While global markets had experienced “headwinds”, the fiscal rules remained “non-negotiable”, Reeves added. That meant she would not be making any changes to the rules published at the time of the Budget, she added. 

Asked if she could rule out tax increases in March to ensure she met those rules, Reeves reiterated that “we are not having a Budget in March . . . my commitment to one fiscal event a year remains.”

Reeves acknowledged that the Budget, which has been heavily criticised by business leaders for raising employer NI and wage costs, had involved taking “difficult decisions”. But she insisted they were the right ones to get the economy back on a firm footing.

She had yet to hear a serious alternative to the measures, she said.

“Just imagine the alternative, if I hadn’t made those difficult decisions to put the public finances on a firm footing, what that would have done to market confidence in Britain,” she said. “I had to deal with the inheritance I had. That meant making difficult decisions but they are right decisions to get our economy back on a firm footing.”

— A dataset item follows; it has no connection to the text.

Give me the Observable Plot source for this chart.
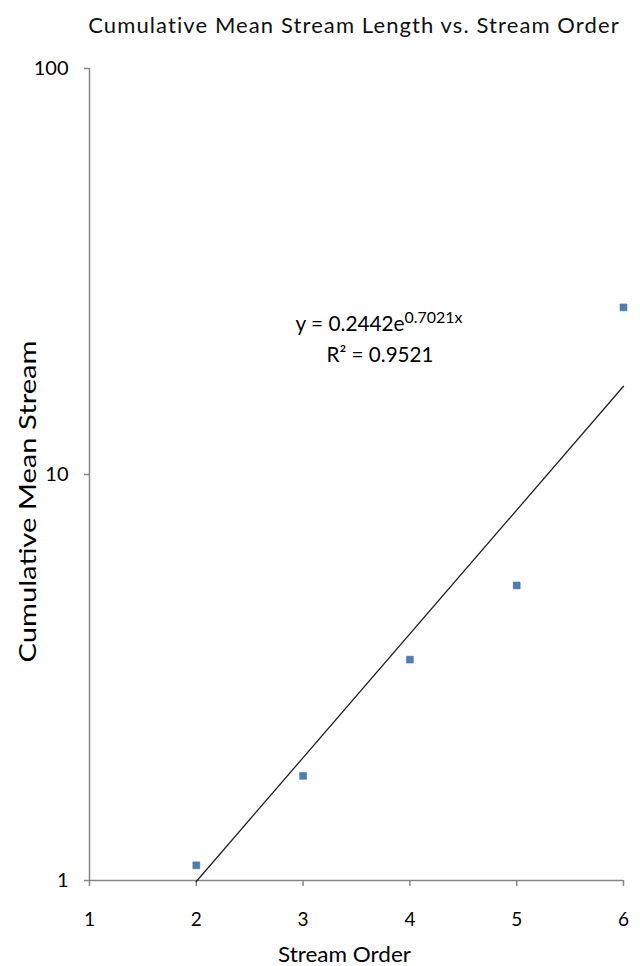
<!DOCTYPE html>
<html><head><meta charset="utf-8">
<script src="https://cdn.jsdelivr.net/npm/d3@7"></script>
<script src="https://cdn.jsdelivr.net/npm/@observablehq/plot@0.6"></script>
<style>
body{margin:0;background:#fff;width:640px;height:966px;overflow:hidden}
#title{height:48px;position:relative;font-family:Lato,"Open Sans",sans-serif;font-size:22px;letter-spacing:1.1px;color:#111}
#title span{position:absolute;left:354px;top:11px;transform:translateX(-50%);white-space:nowrap}
</style>
</head><body>
<div id="title"><span>Cumulative Mean Stream Length vs. Stream Order</span></div>
<div id="chart"></div>
<script>
const streamOrder = [2, 3, 4, 5, 6];
const meanLength = [1.09, 1.81, 3.5, 5.33, 25.8];
const xTicks = [1, 2, 3, 4, 5, 6];
const yTicks = [1, 10, 100];
const trendA = 0.2442, trendB = 0.7021;
const trendRange = [2, 6];
const equationText = "y = 0.2442e";
const exponentText = "0.7021x";
const r2Text = "R\u00B2 = 0.9521";
const xLabel = "Stream Order";
const yLabel = "Cumulative Mean Stream";
const annoEqX = 3.95, annoR2X = 3.72, annoEqY = 22.6, annoR2Y = 18.9;

const points = streamOrder.map((x, i) => ({x, y: meanLength[i]}));
const trend = trendRange.map(x => ({x, y: trendA * Math.exp(trendB * x)}));

const gray = "#868686";
const font = "Lato, 'Open Sans', sans-serif";

const chart = Plot.plot({
  width: 640, height: 918,
  marginLeft: 89, marginRight: 17, marginTop: 20, marginBottom: 86,
  style: {fontFamily: font, fontSize: "16px", color: "#000", background: "#fff"},
  x: {domain: [1, 6], axis: null},
  y: {type: "log", domain: [1, 100], axis: null},
  marks: [
    Plot.ruleX([1], {y1: 1, y2: 100, stroke: gray, strokeWidth: 1.5}),
    Plot.ruleY([1], {x1: 1, x2: 6, stroke: gray, strokeWidth: 1.5}),
    Plot.axisX({ticks: xTicks, tickSize: 6, tickPadding: 26, stroke: gray, strokeWidth: 1.5, fill: "#000", fontSize: 19, label: null, tickFormat: d => String(d)}),
    Plot.axisY({ticks: yTicks, tickSize: 5, tickPadding: 16, stroke: gray, strokeWidth: 1.5, fill: "#000", fontSize: 20, label: null, tickFormat: d => String(d)}),
    Plot.line(trend, {x: "x", y: "y", stroke: "#222", strokeWidth: 1.3}),
    Plot.dot(points, {x: "x", y: "y", symbol: "square", r: 3.9, fill: "#4a7ebb", stroke: "#3a6eab", strokeWidth: 0.5}),
    Plot.text([equationText], {x: annoEqX, y: annoEqY, text: d => d, textAnchor: "end", lineAnchor: "bottom", fontSize: 21, fill: "#000"}),
    Plot.text([exponentText], {x: annoEqX, y: annoEqY, text: d => d, textAnchor: "start", lineAnchor: "bottom", dy: -8, fontSize: 15, fill: "#000"}),
    Plot.text([r2Text], {x: annoR2X, y: annoR2Y, text: d => d, textAnchor: "middle", lineAnchor: "bottom", fontSize: 21, fill: "#000"}),
    Plot.text([xLabel], {frameAnchor: "bottom", textAnchor: "middle", lineAnchor: "bottom", dx: -12, dy: 81, text: d => d, fontSize: 22, fill: "#000"}),
    Plot.text([yLabel], {frameAnchor: "left", textAnchor: "middle", dx: -61, dy: 27, rotate: -90, text: d => d, fontSize: 23, fill: "#000"})
  ]
});
// stretch the text runs to the reference's text lengths
const targetLengths = {[xLabel]: 133, [yLabel]: 322, [equationText]: 109, [exponentText]: 58, [r2Text]: 107};
d3.select(chart).selectAll("text").each(function() {
  const t = this.textContent;
  if (targetLengths[t]) d3.select(this).attr("textLength", targetLengths[t]).attr("lengthAdjust", "spacingAndGlyphs");
});
document.getElementById("chart").appendChild(chart);
</script>
</body></html>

Speaking before Donald Trump’s inauguration as US president, Reeves said the fact that he was “obviously a deals person” made her hopeful that “there is scope” to negotiate a trade deal with the new administration. 

While talks are yet to start, the chancellor said any trade deal with Washington “would have to be right for the UK”, adding that Labour would not ditch its existing position barring imports of US chlorine-washed chicken or hormone-fed beef.